==== Available data ====

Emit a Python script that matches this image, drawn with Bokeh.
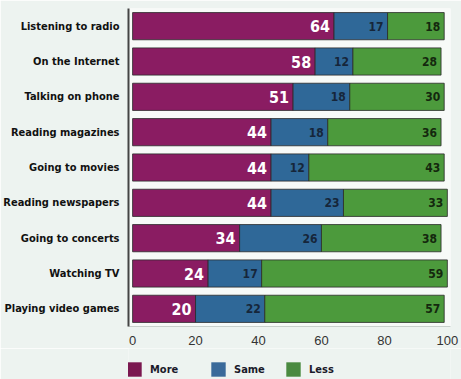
from bokeh.plotting import figure
from bokeh.models import ColumnDataSource, FactorRange, Range1d, Legend, LegendItem
from bokeh.layouts import column
from bokeh.core.properties import value
from bokeh.embed import file_html
from bokeh.resources import INLINE

activities = ["Listening to radio", "On the Internet", "Talking on phone", "Reading magazines",
              "Going to movies", "Reading newspapers", "Going to concerts", "Watching TV",
              "Playing video games"]
more = [64, 58, 51, 44, 44, 44, 34, 24, 20]
same = [17, 12, 18, 18, 12, 23, 26, 17, 22]
less = [18, 28, 30, 36, 43, 33, 38, 59, 57]
series = ["More", "Same", "Less"]
colors = ["#8a1c62", "#2f6898", "#4c9a3c"]
legend_colors = ["#7a1850", "#3a6a9a", "#4a8a40"]
xticks = [0, 20, 40, 60, 80, 100]

FONT = "DejaVu Sans Condensed"
bg = "#edf3f0"

src = ColumnDataSource(dict(
    y=activities, More=more, Same=same, Less=less,
    more_end=[m for m in more],
    same_end=[m + s for m, s in zip(more, same)],
    less_end=[m + s + l for m, s, l in zip(more, same, less)],
    more_txt=[str(v) for v in more],
    same_txt=[str(v) for v in same],
    less_txt=[str(v) for v in less],
))

p = figure(width=461, height=348, output_backend="svg", toolbar_location=None,
           y_range=FactorRange(*reversed(activities), range_padding=0),
           x_range=Range1d(-1.3, 101))
p.min_border_left = 126
p.min_border_right = 11
p.min_border_top = 8
p.min_border_bottom = 22
p.background_fill_color = "#f7faf8"
p.border_fill_color = bg
p.outline_line_color = None
p.xgrid.grid_line_color = None
p.ygrid.grid_line_color = None

p.hbar_stack(series, y="y", height=0.77, color=colors, source=src,
             line_color="#2a2a2a", line_width=0.8)

p.text(x="more_end", y="y", text="more_txt", source=src, x_offset=-4,
       text_align="right", text_baseline="middle", text_color="white",
       text_font=value(FONT), text_font_style="bold", text_font_size="16px")
p.text(x="same_end", y="y", text="same_txt", source=src, x_offset=-4,
       text_align="right", text_baseline="middle", text_color="#16263a",
       text_font=value(FONT), text_font_style="bold", text_font_size="12px")
p.text(x="less_end", y="y", text="less_txt", source=src, x_offset=-4,
       text_align="right", text_baseline="middle", text_color="#14280e",
       text_font=value(FONT), text_font_style="bold", text_font_size="12px")

p.xaxis.ticker = xticks
p.xaxis.major_tick_line_color = None
p.xaxis.minor_tick_line_color = None
p.xaxis.axis_line_color = "#c8d0cc"
p.xaxis.major_label_text_font = "Liberation Sans"
p.xaxis.major_label_text_font_size = "13px"
p.xaxis.major_label_text_color = "#333333"
p.xaxis.major_label_standoff = 3

p.yaxis.major_tick_line_color = None
p.yaxis.minor_tick_line_color = None
p.yaxis.axis_line_color = "#444444"
p.yaxis.axis_line_width = 2
p.yaxis.major_label_text_font = FONT
p.yaxis.major_label_text_font_style = "bold"
p.yaxis.major_label_text_font_size = "11px"
p.yaxis.major_label_text_color = "#111111"
p.yaxis.major_label_standoff = 3

# legend strip (its frame is aligned with the main frame by the column layout)
lg = figure(width=461, height=31, output_backend="svg", toolbar_location=None,
            x_range=Range1d(0, 1), y_range=Range1d(0, 1))
lg.min_border = 0
lg.axis.visible = False
lg.grid.visible = False
lg.outline_line_color = None
lg.background_fill_color = bg
lg.border_fill_color = bg

legend_x = [-3, 81, 156]
for name, c, lx in zip(series, legend_colors, legend_x):
    r = lg.rect(x=[-10], y=[-10], width=1, height=1, fill_color=c, line_color=None)
    leg = Legend(items=[LegendItem(label=name, renderers=[r])], location=(lx, 1),
                 glyph_width=18, glyph_height=18, label_standoff=7,
                 label_text_font=FONT, label_text_font_style="bold",
                 label_text_font_size="11px", label_text_color="#1a1a2a",
                 label_height=18, label_text_baseline="bottom",
                 background_fill_alpha=0, border_line_color=None,
                 padding=0, margin=0)
    lg.add_layout(leg, "center")

open("out.html", "w").write(file_html(column(p, lg, spacing=0), INLINE))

====

• Problem requirements: Transcribe the full listing character for character. Pictures are excluded.

• Result of this exercise:
Emit a Python script that matches this image, drawn with Bokeh.
from bokeh.plotting import figure
from bokeh.models import ColumnDataSource, FactorRange, Range1d, Legend, LegendItem
from bokeh.layouts import column
from bokeh.core.properties import value
from bokeh.embed import file_html
from bokeh.resources import INLINE

activities = ["Listening to radio", "On the Internet", "Talking on phone", "Reading magazines",
              "Going to movies", "Reading newspapers", "Going to concerts", "Watching TV",
              "Playing video games"]
more = [64, 58, 51, 44, 44, 44, 34, 24, 20]
same = [17, 12, 18, 18, 12, 23, 26, 17, 22]
less = [18, 28, 30, 36, 43, 33, 38, 59, 57]
series = ["More", "Same", "Less"]
colors = ["#8a1c62", "#2f6898", "#4c9a3c"]
legend_colors = ["#7a1850", "#3a6a9a", "#4a8a40"]
xticks = [0, 20, 40, 60, 80, 100]

FONT = "DejaVu Sans Condensed"
bg = "#edf3f0"

src = ColumnDataSource(dict(
    y=activities, More=more, Same=same, Less=less,
    more_end=[m for m in more],
    same_end=[m + s for m, s in zip(more, same)],
    less_end=[m + s + l for m, s, l in zip(more, same, less)],
    more_txt=[str(v) for v in more],
    same_txt=[str(v) for v in same],
    less_txt=[str(v) for v in less],
))

p = figure(width=461, height=348, output_backend="svg", toolbar_location=None,
           y_range=FactorRange(*reversed(activities), range_padding=0),
           x_range=Range1d(-1.3, 101))
p.min_border_left = 126
p.min_border_right = 11
p.min_border_top = 8
p.min_border_bottom = 22
p.background_fill_color = "#f7faf8"
p.border_fill_color = bg
p.outline_line_color = None
p.xgrid.grid_line_color = None
p.ygrid.grid_line_color = None

p.hbar_stack(series, y="y", height=0.77, color=colors, source=src,
             line_color="#2a2a2a", line_width=0.8)

p.text(x="more_end", y="y", text="more_txt", source=src, x_offset=-4,
       text_align="right", text_baseline="middle", text_color="white",
       text_font=value(FONT), text_font_style="bold", text_font_size="16px")
p.text(x="same_end", y="y", text="same_txt", source=src, x_offset=-4,
       text_align="right", text_baseline="middle", text_color="#16263a",
       text_font=value(FONT), text_font_style="bold", text_font_size="12px")
p.text(x="less_end", y="y", text="less_txt", source=src, x_offset=-4,
       text_align="right", text_baseline="middle", text_color="#14280e",
       text_font=value(FONT), text_font_style="bold", text_font_size="12px")

p.xaxis.ticker = xticks
p.xaxis.major_tick_line_color = None
p.xaxis.minor_tick_line_color = None
p.xaxis.axis_line_color = "#c8d0cc"
p.xaxis.major_label_text_font = "Liberation Sans"
p.xaxis.major_label_text_font_size = "13px"
p.xaxis.major_label_text_color = "#333333"
p.xaxis.major_label_standoff = 3

p.yaxis.major_tick_line_color = None
p.yaxis.minor_tick_line_color = None
p.yaxis.axis_line_color = "#444444"
p.yaxis.axis_line_width = 2
p.yaxis.major_label_text_font = FONT
p.yaxis.major_label_text_font_style = "bold"
p.yaxis.major_label_text_font_size = "11px"
p.yaxis.major_label_text_color = "#111111"
p.yaxis.major_label_standoff = 3

# legend strip (its frame is aligned with the main frame by the column layout)
lg = figure(width=461, height=31, output_backend="svg", toolbar_location=None,
            x_range=Range1d(0, 1), y_range=Range1d(0, 1))
lg.min_border = 0
lg.axis.visible = False
lg.grid.visible = False
lg.outline_line_color = None
lg.background_fill_color = bg
lg.border_fill_color = bg

legend_x = [-3, 81, 156]
for name, c, lx in zip(series, legend_colors, legend_x):
    r = lg.rect(x=[-10], y=[-10], width=1, height=1, fill_color=c, line_color=None)
    leg = Legend(items=[LegendItem(label=name, renderers=[r])], location=(lx, 1),
                 glyph_width=18, glyph_height=18, label_standoff=7,
                 label_text_font=FONT, label_text_font_style="bold",
                 label_text_font_size="11px", label_text_color="#1a1a2a",
                 label_height=18, label_text_baseline="bottom",
                 background_fill_alpha=0, border_line_color=None,
                 padding=0, margin=0)
    lg.add_layout(leg, "center")

open("out.html", "w").write(file_html(column(p, lg, spacing=0), INLINE))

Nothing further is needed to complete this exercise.